Friday, January 15, 2016

Hoping for an Intellectual Recovery

Gold Money published an article two days ago about two important papers that I hope will bring reform in central banking and the monetary system of the world. I am referring to the papers that just recently came out from the Bank for International Settlements (BIS) and from the Britain's Adam Smith Institute. These papers confirm the message of the Austrian Business Cycle Theory. I wish that this is just a beginning of intellectual recovery that Murray Rothbard told us in his essay, Economic Depressions: Their Cause and Cure:
“Once again, the money supply and bank credit are being grudgingly acknowledged to play a leading role in the cycle. The time is ripe for a rediscovery; a renaissance of the Mises theory of the business cycle. It can come none too soon; if it ever does, the whole concept of a Council of Economic Advisors would be swept away; and we would see a massive retreat of government from the economic sphere. But for all this to happen, the world of economics and the public at large, must be made aware of the existence of an explanation of the business cycle that has lain neglected on the shelf for all too many tragic years” (“The Austrian Theory of Trade Cycle and Other Essays”, 1978, p. 91).
Let me just share three important paragraphs from Gold Money:

"Within one month of the Fed raising the Fed Funds rate by a miniscule 0.25%, it seems the whole world is falling apart. The usual market cheerleaders are now on record of expecting a global crisis to develop, the signs being too obvious to ignore. Markets are over-valued relative to deteriorating economic prospects. Collapsed energy and commodity prices tell their own story. Shipping rates and the share prices of US utilities (including rails and freight) are falling. The days of blaming China for a contraction of world trade are over: the downturn is now far larger and more widespread."

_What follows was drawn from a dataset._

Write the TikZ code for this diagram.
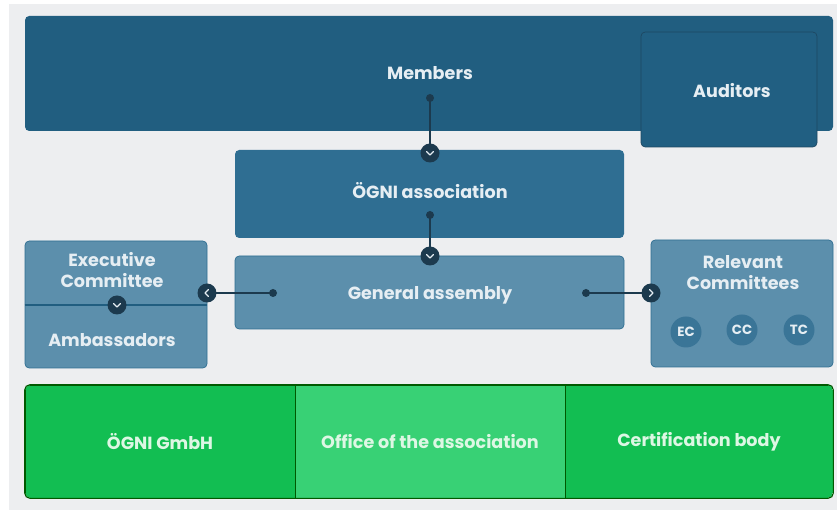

". . . the banking crisis of 2008 was a prelude, rather than the crisis itself. The Fed will almost certainly reduce interest rates back to zero, and reluctantly will have to consider imposing negative rates."

"The Keynesians will blame the Fed for a complete policy failure. They will argue in retrospect, as they did following the banking crisis, that the financial and economic crisis of 2016 was made immeasurably worse by the Fed raising the Fed funds rate and not pumping yet more money into the economy at such a crucial time. It's like saying alcoholics must drink more to be cured."